Q) There has always been this palpable magnetism that has existed in Scylla and Raelle’s relationship where they are drawn to one another no matter what. As much as there is this lingering regret for the both of them from where they left things, I am looking forward to this palpable tugging void that might exist for a little bit before that polarizing gravity smashes them back together.
A) I think that’s a reasonable hope to have! Sometimes it’s the longing that will make the love feel even stronger. That is the thing that I am personally feeling a lot of now when being kind of isolated from friends and family back home.
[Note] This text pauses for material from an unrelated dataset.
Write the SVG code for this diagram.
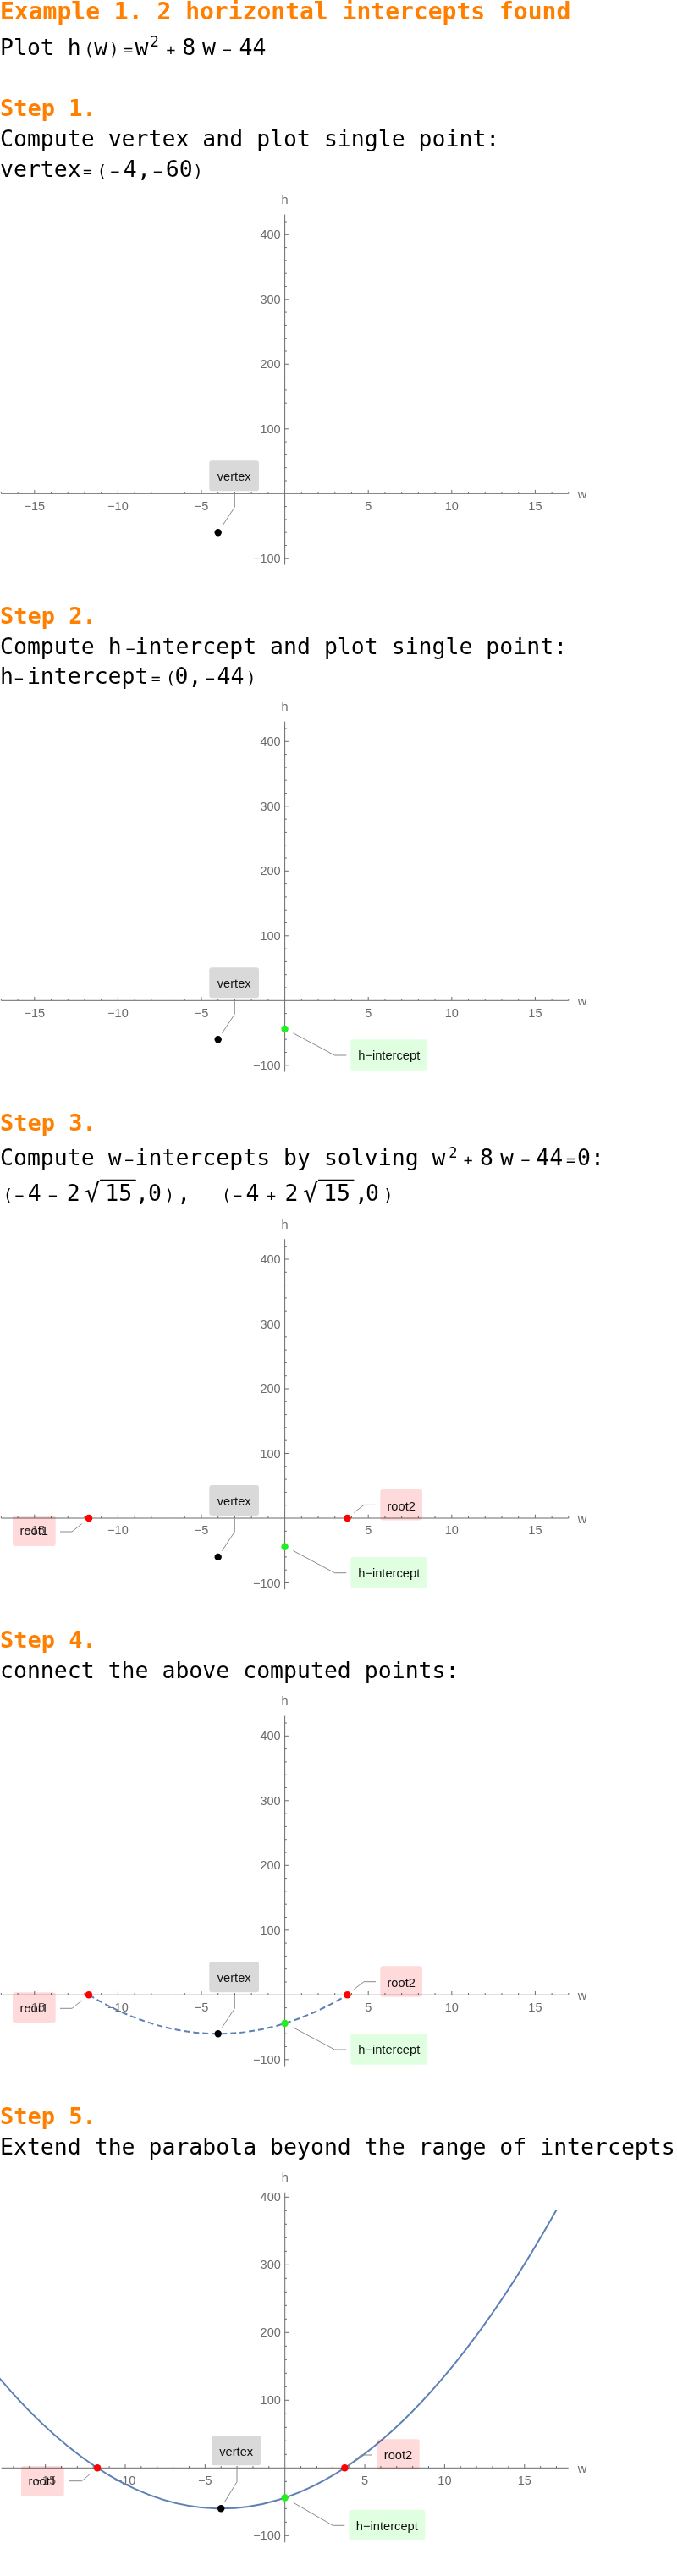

Like you said earlier, to get our priorities straight has been forced upon us this year because of everything not being as accessible anymore. That’s definitely also true in the world of “Motherland: Fort Salem” where things are getting more dramatic and political.
Q) Sheryl Lee Ralph as the President and then General Alder (Lyne Renée) taking over for her, it’s going to be interesting what kind of power will Sheryl’s character as President still be able to hold and cling to.
A) Right. Right. Yeah. I love seeing the two of them play off of each other. They are just great actresses to watch. I haven’t gotten to play along with Sheryl Lee Ralph yet, but that was also so much fun in the first season to just watch everyone else’s scenes and all that. You read the script and there are some cast table reads, but it’s just so much fun to watch it when it’s all in costume and at these locations. In the Motherland universe both the powerful friends and foes are women with intentions, which could be read as agendas, but it’s always going to be intentions. And, hopefully, they decide to be good.